How does the Uniswap protocol compare to a typical market?

To understand how the Uniswap protocol differs from traditional trading platforms, it is helpful to compare two dimensions: how Automated Market Maker design deviates from traditional central limit order books, and how permissionless systems depart from conventional permissioned systems.

Order Book VS AMM

Most publicly accessible markets use a central limit order book where buyers and sellers create orders organized by price level that are progressively filled as demand shifts. Anyone who has traded stocks through brokerage firms will be familiar with an order book system.

The Uniswap protocol takes a different approach, using an Automated Market Maker (AMM), sometimes referred to as a Constant Function Market Maker, in place of an order book.

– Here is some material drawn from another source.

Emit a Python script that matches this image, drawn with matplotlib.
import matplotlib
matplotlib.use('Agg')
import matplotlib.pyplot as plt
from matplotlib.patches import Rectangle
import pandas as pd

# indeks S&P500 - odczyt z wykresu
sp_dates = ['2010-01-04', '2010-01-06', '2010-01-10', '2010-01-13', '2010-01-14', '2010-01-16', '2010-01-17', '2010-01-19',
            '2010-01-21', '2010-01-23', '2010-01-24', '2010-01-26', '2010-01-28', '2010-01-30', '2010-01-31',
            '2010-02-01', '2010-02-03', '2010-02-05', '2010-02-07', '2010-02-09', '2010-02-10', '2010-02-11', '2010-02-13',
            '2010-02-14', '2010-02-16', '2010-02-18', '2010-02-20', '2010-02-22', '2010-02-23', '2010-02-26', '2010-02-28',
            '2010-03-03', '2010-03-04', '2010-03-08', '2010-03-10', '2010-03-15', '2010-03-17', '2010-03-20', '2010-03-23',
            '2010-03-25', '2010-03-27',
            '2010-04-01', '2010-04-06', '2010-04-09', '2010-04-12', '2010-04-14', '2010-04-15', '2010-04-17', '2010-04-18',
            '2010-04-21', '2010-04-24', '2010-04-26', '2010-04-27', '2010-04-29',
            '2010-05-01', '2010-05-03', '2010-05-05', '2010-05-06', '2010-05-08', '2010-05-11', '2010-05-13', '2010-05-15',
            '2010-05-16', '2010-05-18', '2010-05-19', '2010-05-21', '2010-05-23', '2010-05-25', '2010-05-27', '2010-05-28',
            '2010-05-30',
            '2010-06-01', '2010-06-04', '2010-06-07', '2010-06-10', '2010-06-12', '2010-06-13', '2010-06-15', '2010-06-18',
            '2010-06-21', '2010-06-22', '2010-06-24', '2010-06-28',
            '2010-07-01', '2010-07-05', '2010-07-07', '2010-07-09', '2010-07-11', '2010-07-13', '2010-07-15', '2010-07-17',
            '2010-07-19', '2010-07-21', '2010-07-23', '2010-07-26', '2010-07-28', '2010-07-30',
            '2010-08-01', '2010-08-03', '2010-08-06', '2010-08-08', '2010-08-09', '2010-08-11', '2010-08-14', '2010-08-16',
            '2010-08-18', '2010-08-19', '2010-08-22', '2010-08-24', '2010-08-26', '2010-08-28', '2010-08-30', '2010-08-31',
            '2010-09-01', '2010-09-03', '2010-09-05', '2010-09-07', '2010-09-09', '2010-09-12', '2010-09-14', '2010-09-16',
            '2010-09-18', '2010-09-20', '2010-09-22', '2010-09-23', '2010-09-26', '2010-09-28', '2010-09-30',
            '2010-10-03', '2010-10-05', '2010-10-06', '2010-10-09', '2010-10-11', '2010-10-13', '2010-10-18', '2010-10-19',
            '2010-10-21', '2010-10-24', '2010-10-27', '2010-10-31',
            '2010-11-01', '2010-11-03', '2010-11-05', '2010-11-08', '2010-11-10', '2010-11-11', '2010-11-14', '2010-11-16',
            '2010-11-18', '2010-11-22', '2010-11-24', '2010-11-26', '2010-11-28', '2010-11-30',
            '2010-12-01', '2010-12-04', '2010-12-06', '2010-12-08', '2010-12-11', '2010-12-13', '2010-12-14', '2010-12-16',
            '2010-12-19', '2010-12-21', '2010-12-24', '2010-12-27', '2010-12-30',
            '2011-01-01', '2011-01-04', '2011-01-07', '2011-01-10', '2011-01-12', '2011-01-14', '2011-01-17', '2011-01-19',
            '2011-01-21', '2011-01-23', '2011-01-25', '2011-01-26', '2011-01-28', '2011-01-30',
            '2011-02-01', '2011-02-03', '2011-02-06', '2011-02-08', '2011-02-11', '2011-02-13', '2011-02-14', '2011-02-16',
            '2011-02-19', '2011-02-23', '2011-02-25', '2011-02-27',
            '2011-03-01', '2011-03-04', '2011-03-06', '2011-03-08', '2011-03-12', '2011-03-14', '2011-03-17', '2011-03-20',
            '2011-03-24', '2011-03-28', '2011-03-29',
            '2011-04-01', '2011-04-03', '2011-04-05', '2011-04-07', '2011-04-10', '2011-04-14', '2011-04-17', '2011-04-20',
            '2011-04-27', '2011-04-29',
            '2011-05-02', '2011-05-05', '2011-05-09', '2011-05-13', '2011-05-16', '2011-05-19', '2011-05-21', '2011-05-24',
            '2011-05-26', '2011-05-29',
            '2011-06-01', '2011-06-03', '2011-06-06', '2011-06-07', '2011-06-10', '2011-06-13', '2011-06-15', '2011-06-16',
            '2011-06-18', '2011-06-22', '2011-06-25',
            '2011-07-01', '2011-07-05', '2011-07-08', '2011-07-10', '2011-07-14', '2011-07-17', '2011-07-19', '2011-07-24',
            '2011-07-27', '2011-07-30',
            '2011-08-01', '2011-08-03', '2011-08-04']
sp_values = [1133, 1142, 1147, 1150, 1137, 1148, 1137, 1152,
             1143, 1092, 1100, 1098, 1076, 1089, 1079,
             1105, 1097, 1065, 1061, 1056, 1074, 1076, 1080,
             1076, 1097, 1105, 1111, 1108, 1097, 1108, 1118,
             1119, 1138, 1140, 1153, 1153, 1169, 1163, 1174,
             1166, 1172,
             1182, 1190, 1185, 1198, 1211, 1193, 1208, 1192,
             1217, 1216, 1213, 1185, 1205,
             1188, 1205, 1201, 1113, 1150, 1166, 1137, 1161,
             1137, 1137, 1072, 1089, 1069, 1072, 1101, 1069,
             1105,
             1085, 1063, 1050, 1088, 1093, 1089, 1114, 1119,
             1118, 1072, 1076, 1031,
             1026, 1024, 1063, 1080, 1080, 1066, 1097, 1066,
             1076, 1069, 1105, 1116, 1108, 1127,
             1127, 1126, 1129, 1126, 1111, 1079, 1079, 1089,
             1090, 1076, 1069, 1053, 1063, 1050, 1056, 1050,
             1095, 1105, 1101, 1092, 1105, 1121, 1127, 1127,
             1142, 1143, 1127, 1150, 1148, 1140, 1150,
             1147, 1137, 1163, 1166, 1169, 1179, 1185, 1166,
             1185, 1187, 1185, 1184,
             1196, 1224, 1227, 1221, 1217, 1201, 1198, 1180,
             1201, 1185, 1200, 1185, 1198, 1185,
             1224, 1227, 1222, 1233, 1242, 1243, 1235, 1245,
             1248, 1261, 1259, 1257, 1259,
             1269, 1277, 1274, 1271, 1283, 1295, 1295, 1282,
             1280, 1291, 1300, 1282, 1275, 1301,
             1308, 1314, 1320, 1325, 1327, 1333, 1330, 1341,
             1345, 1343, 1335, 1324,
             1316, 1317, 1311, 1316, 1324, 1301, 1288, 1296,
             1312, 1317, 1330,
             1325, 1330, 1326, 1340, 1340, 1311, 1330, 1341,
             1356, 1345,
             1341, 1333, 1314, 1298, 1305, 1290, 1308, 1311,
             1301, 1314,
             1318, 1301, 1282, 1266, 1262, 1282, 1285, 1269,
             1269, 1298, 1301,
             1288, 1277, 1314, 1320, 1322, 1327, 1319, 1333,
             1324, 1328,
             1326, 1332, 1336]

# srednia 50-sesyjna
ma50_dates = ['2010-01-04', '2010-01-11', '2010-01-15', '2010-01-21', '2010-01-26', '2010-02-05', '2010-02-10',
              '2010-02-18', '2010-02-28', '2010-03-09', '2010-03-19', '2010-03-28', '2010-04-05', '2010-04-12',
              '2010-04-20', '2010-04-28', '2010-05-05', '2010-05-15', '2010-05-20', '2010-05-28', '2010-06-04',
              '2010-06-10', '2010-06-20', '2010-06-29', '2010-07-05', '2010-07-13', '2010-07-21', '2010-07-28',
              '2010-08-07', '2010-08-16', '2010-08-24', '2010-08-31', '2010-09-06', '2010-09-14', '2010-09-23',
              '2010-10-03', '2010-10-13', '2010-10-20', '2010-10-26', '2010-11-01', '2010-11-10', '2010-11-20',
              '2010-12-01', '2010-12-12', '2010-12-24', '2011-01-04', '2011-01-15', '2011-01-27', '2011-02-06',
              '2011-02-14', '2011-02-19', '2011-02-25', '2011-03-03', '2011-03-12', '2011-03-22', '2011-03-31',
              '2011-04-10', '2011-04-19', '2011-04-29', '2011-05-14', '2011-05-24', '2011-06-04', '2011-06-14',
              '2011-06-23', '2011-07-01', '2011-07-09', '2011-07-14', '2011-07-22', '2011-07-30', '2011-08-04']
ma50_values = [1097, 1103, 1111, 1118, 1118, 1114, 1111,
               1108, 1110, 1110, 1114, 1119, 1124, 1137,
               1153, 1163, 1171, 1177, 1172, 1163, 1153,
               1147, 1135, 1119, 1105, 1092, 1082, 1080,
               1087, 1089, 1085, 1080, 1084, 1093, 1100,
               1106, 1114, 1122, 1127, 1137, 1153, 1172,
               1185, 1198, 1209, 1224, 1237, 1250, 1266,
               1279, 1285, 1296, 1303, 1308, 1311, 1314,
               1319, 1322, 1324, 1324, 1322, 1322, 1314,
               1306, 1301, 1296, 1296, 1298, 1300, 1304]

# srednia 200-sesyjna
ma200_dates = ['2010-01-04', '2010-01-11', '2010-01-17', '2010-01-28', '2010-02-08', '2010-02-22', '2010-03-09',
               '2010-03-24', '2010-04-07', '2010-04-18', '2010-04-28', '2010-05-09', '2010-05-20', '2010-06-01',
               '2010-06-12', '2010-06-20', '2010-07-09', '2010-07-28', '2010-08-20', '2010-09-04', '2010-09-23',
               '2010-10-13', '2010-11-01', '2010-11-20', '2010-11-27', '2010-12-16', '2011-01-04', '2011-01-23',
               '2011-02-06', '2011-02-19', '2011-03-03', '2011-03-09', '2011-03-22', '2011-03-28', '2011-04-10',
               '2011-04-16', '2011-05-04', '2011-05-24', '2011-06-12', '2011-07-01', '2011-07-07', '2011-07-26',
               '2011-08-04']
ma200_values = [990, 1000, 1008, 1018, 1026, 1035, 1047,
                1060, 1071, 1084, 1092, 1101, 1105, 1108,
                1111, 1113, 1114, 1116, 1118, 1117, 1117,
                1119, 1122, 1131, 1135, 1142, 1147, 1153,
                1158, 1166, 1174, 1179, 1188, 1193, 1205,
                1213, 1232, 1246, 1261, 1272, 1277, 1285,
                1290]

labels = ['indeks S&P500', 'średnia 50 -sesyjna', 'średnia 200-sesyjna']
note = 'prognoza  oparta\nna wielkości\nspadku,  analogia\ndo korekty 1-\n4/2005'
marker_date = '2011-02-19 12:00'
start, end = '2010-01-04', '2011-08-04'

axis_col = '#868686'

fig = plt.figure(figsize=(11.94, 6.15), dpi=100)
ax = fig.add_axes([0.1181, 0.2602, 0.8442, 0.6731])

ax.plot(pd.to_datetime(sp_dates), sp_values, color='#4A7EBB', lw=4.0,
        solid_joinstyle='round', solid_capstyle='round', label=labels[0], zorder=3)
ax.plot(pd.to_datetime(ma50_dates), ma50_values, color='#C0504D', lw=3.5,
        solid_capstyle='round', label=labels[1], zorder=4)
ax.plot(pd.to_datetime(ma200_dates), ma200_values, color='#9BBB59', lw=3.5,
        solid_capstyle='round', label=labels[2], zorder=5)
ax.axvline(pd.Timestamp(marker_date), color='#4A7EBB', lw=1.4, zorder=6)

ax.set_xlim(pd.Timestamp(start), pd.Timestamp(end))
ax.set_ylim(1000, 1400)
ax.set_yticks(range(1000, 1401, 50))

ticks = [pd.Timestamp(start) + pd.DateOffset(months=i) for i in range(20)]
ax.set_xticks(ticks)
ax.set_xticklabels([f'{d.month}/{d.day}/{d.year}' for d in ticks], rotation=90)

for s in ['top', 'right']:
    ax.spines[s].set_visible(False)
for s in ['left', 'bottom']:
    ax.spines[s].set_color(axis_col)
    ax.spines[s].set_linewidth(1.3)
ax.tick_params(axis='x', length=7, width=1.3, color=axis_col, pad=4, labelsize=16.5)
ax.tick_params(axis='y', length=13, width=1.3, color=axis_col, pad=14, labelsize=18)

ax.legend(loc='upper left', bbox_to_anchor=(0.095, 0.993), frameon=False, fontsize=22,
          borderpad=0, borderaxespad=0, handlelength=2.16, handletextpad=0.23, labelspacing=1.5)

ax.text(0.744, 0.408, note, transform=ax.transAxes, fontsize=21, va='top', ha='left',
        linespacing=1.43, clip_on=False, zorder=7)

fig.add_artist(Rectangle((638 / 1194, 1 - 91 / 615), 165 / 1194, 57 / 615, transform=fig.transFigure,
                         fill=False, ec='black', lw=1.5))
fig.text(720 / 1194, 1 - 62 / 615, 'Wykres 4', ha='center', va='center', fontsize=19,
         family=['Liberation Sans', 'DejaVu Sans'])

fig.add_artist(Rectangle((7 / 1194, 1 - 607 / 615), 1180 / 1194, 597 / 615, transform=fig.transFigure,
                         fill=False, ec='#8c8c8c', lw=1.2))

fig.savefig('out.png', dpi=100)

At a very high level, an AMM replaces the buy and sell orders in an order book market with a liquidity pool of two assets, both valued relative to each other. As one asset is traded for the other, the relative price of the two assets shift, and a new market rate for both is determined. In this dynamic, a buyer or seller trades directly with the pool, rather than with specific orders left by other parties. The advantages and disadvantages of automated market makers versus their traditional order book counterparts are under active research by a growing number of parties. We have collected some notable examples on our research page.

Permissionless Systems VS Permissioned Systems

The second departure from traditional markets is the permissionless design of the Uniswap protocol. Permissionless design means that the protocol’s services are entirely open for public use, with no ability to selectively restrict who can or cannot use them: anyone can swap, provide liquidity, or create new markets at will. This is a departure from traditional financial services, which typically restrict access based on geography, wealth status, and age.

1 Ethereum protocols are sometimes referred to as peer-to-contract systems as well. These are similar to a peer-to-peer systems, but with immutable, persistent programs known as smart contracts taking the place of a peer.

A peer-to-contract system facilitates peer-to-peer functionality, but uses immutable, persistent programs known as smart contracts to automate some processes.